The government and EDF Energy have been locked in negotiations over the future price that will be paid for the electricity produced by the next generation of nuclear power stations and the current standoff means that the whole project is stalled. Today Sir John Armitt has stepped into the debate (as reported in the papers) with a proposal based on the model used to run the Olympic Games.

Now the pure economists amongst you would probably throw their hands in the air and say this should all be down to market economics. If the returns are there the plants should be built. If the returns aren’t there the project won’t go ahead.

But the problem is that the energy market isn’t completely free. Even if you ignore the substantial distortion from subsidies for renewable and micro generation, we interfere in the market. Politicians are extremely sensitive to rises in energy prices and are quick to criticise price rises and “excessive” profits. Also, some sections of the media are always on the band wagon of criticising energy companies if their profits go up, especially if there is a consumer price increase during the period.
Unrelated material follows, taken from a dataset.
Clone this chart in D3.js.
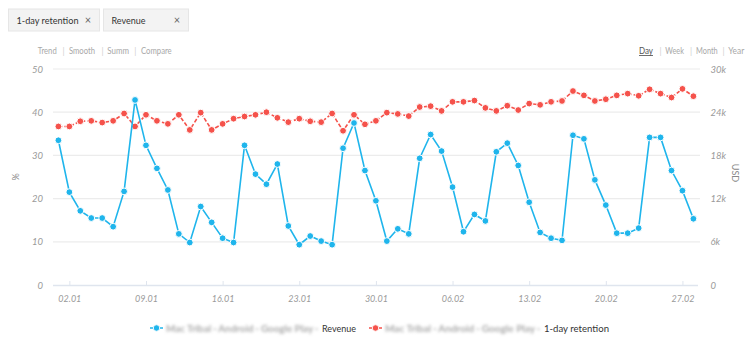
<!DOCTYPE html>
<html><head><meta charset="utf-8">
<script src="https://cdn.jsdelivr.net/npm/d3@7/dist/d3.min.js"></script>
<style>
html,body{margin:0;padding:0;background:#fff;}
svg{display:block;font-family:Lato,"Open Sans",sans-serif;}
</style></head>
<body><svg id="c" width="748" height="338"></svg>
<script>
// ---- data ----
const dates = ["01.01","02.01","03.01","04.01","05.01","06.01","07.01","08.01","09.01","10.01",
"11.01","12.01","13.01","14.01","15.01","16.01","17.01","18.01","19.01","20.01",
"21.01","22.01","23.01","24.01","25.01","26.01","27.01","28.01","29.01","30.01","31.01",
"01.02","02.02","03.02","04.02","05.02","06.02","07.02","08.02","09.02","10.02",
"11.02","12.02","13.02","14.02","15.02","16.02","17.02","18.02","19.02","20.02",
"21.02","22.02","23.02","24.02","25.02","26.02","27.02","28.02"];
// Revenue (USD, thousands) - right axis
const revenue = [20.1,12.9,10.3,9.3,9.3,8.1,13.0,25.7,19.4,16.2,
13.2,7.1,5.9,10.9,8.7,6.5,5.9,19.4,15.4,14.0,
16.8,8.2,5.6,6.8,6.1,5.6,19.0,22.5,15.9,11.7,6.1,
7.8,7.1,17.6,20.9,18.6,13.6,7.4,9.8,8.9,18.5,
19.7,16.6,11.5,7.3,6.5,6.2,20.8,20.3,14.6,11.1,
7.2,7.2,7.9,20.5,20.5,15.9,13.1,9.2];
// 1-day retention (%) - left axis
const retention = [36.7,36.7,37.9,38.0,37.6,38.0,39.7,36.7,39.4,38.0,
37.3,39.4,35.9,39.9,35.9,37.3,38.5,39.0,39.4,40.0,
38.7,37.7,38.5,37.9,37.7,39.7,35.7,39.4,37.2,38.0,39.9,
39.6,39.1,41.2,41.4,40.3,42.4,42.4,42.7,41.0,40.3,
41.5,40.5,42.0,41.7,42.4,42.6,44.9,43.9,42.6,43.0,
43.9,44.3,43.8,45.3,44.3,43.4,45.4,43.7];
const xTickLabels = ["02.01","09.01","16.01","23.01","30.01","06.02","13.02","20.02","27.02"];
const leftTicks = [0,10,20,30,40,50];
const rightTicks = [0,6,12,18,24,30];
const tags = ["1-day retention","Revenue"];
const modes = ["Trend","Smooth","Summ","Compare"];
const periods = ["Day","Week","Month","Year"];

const BLUE = "#1fb5ec", RED = "#f5524b";
const svg = d3.select("#c");
const defs = svg.append("defs");
defs.append("filter").attr("id","blur").attr("x","-10%").attr("y","-80%").attr("width","120%").attr("height","260%")
  .append("feGaussianBlur").attr("stdDeviation",1.8);

// ---- scales ----
const x = d3.scalePoint().domain(dates).range([58.4, 693.4]);
const yL = d3.scaleLinear().domain([0,50]).range([285,69]);
const yR = d3.scaleLinear().domain([0,30]).range([285,69]);
const gridX0 = 53, gridX1 = 700;

// ---- tags ----
const tagBoxes = [[8,91,62],[103,85,34]];
tags.forEach((t,i)=>{
  const g = svg.append("g").attr("transform",`translate(${tagBoxes[i][0]},8.5)`);
  g.append("rect").attr("x",0.5).attr("y",0.5).attr("width",tagBoxes[i][1]).attr("height",22)
    .attr("fill","#f3f3f3").attr("stroke","#e6e6e6");
  g.append("text").attr("x",8.5).attr("y",15).attr("font-size",10).attr("fill","#333")
    .attr("textLength",tagBoxes[i][2]).attr("lengthAdjust","spacingAndGlyphs").text(t);
  g.append("text").attr("x",tagBoxes[i][1]-11).attr("y",15).attr("font-size",11).attr("fill","#666")
    .attr("text-anchor","middle").text("×");
});

// ---- mode links ----
const modeX = [37.7,69,107.3,141];
const modeW = [19,26,21.7,30.7];
const pipeX1 = [62.5,101.5,134.3];
modes.forEach((m,i)=>svg.append("text").attr("x",modeX[i]).attr("y",54).attr("font-size",8.5).attr("fill","#a8a8a8")
  .attr("textLength",modeW[i]).attr("lengthAdjust","spacingAndGlyphs").text(m));
pipeX1.forEach(px=>svg.append("text").attr("x",px).attr("y",54).attr("font-size",8.5).attr("fill","#d0d0d0").text("|"));
const perX = [639,665.3,696,728.3];
const perW = [14,18.7,21.7,16];
const pipeX2 = [659.5,690,722.5];
periods.forEach((p,i)=>{
  const t = svg.append("text").attr("x",perX[i]).attr("y",54).attr("font-size",8.5)
    .attr("fill", i===0 ? "#555" : "#a8a8a8")
    .attr("textLength",perW[i]).attr("lengthAdjust","spacingAndGlyphs").text(p);
  if(i===0) t.attr("text-decoration","underline");
});
pipeX2.forEach(px=>svg.append("text").attr("x",px).attr("y",54).attr("font-size",8.5).attr("fill","#d0d0d0").text("|"));

// ---- grid ----
svg.append("g").selectAll("line").data(leftTicks.filter(d=>d>0)).join("line")
  .attr("x1",gridX0).attr("x2",gridX1).attr("y1",d=>yL(d)).attr("y2",d=>yL(d))
  .attr("stroke","#ececec").attr("stroke-width",1.2);

// left axis labels
svg.append("g").selectAll("text").data(leftTicks).join("text")
  .attr("x",43).attr("y",d=>yL(d)+3.5).attr("text-anchor","end")
  .attr("font-size",9.5).attr("font-style","italic").attr("fill","#9a9a9a").text(d=>d);
// right axis labels
svg.append("g").selectAll("text").data(rightTicks).join("text")
  .attr("x",710.5).attr("y",d=>yR(d)+3.5).attr("text-anchor","start")
  .attr("font-size",9.5).attr("font-style","italic").attr("fill","#9a9a9a").text(d=>d===0?"0":d+"k");
svg.append("text").attr("transform","translate(19,177) rotate(-90)").attr("text-anchor","middle")
  .attr("font-size",9).attr("fill","#888").text("%");
svg.append("text").attr("transform","translate(732,173) rotate(90)").attr("text-anchor","middle")
  .attr("font-size",9).attr("fill","#888").text("USD");

// ---- x axis ----
const xAxis = d3.axisBottom(x).tickValues(xTickLabels).tickSize(5).tickSizeOuter(0).tickPadding(4);
const gx = svg.append("g").attr("transform","translate(0,285)").call(xAxis);
gx.select(".domain").attr("d",`M${gridX0},0.5H${gridX1-2}`).attr("stroke","#dfe5ee").attr("stroke-width",1.5);
gx.selectAll(".tick line").attr("stroke","#dfe5ee").attr("y1",-4).attr("y2",1);
gx.selectAll(".tick text").attr("font-family","Lato,sans-serif").attr("font-size",9)
  .attr("font-style","italic").attr("fill","#9a9a9a").attr("dy","0.9em");

// ---- lines ----
const lineR = d3.line().x((d,i)=>x(dates[i])).y(d=>yL(d));
const lineB = d3.line().x((d,i)=>x(dates[i])).y(d=>yR(d));
svg.append("path").datum(retention).attr("d",lineR).attr("fill","none").attr("stroke",RED)
  .attr("stroke-width",1.6).attr("stroke-dasharray","4,2");
svg.append("g").selectAll("circle").data(retention).join("circle")
  .attr("cx",(d,i)=>x(dates[i])).attr("cy",d=>yL(d)).attr("r",3.4)
  .attr("fill",RED).attr("stroke","#fff").attr("stroke-width",1);
svg.append("path").datum(revenue).attr("d",lineB).attr("fill","none").attr("stroke",BLUE).attr("stroke-width",1.6);
svg.append("g").selectAll("circle").data(revenue).join("circle")
  .attr("cx",(d,i)=>x(dates[i])).attr("cy",d=>yR(d)).attr("r",3.4)
  .attr("fill",BLUE).attr("stroke","#fff").attr("stroke-width",1);

// ---- legend ----
const legend = [
  {color:BLUE, x:150, blurW:152, name:"Revenue", nameW:34},
  {color:RED, x:369, blurW:155, name:"1-day retention", nameW:65}
];
legend.forEach(l=>{
  const g = svg.append("g").attr("transform",`translate(${l.x},328)`);
  g.append("line").attr("x1",0).attr("x2",13).attr("stroke",l.color).attr("stroke-width",1.5).attr("stroke-dasharray","3,2");
  g.append("circle").attr("cx",6.5).attr("cy",0).attr("r",3.2).attr("fill",l.color).attr("stroke","#fff").attr("stroke-width",0.8);
  g.append("text").attr("x",16).attr("y",3.5).attr("font-size",10).attr("font-weight","bold").attr("fill","#aaa")
    .attr("filter","url(#blur)").attr("textLength",l.blurW).attr("lengthAdjust","spacingAndGlyphs")
    .text("Mac Tribal · Android · Google Play ·");
  g.append("text").attr("x",16+l.blurW+4).attr("y",3.5).attr("font-size",10).attr("fill","#333")
    .attr("textLength",l.nameW).attr("lengthAdjust","spacingAndGlyphs").text(l.name);
});
</script></body></html>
The result is that energy companies are scared of making too much profit for fear of reprisals from government and the media. But if occasional larger profits aren’t available they will not be able to take higher risks.

People need to remember it is not the absolute level of profit that a company makes that matters, it is the risk adjusted rate.

So John’s Armitt’s suggestion to lower the risk deserves some serious consideration as without a change in either the returns (higher) or risk profile (lower) I don’t think this project will progress.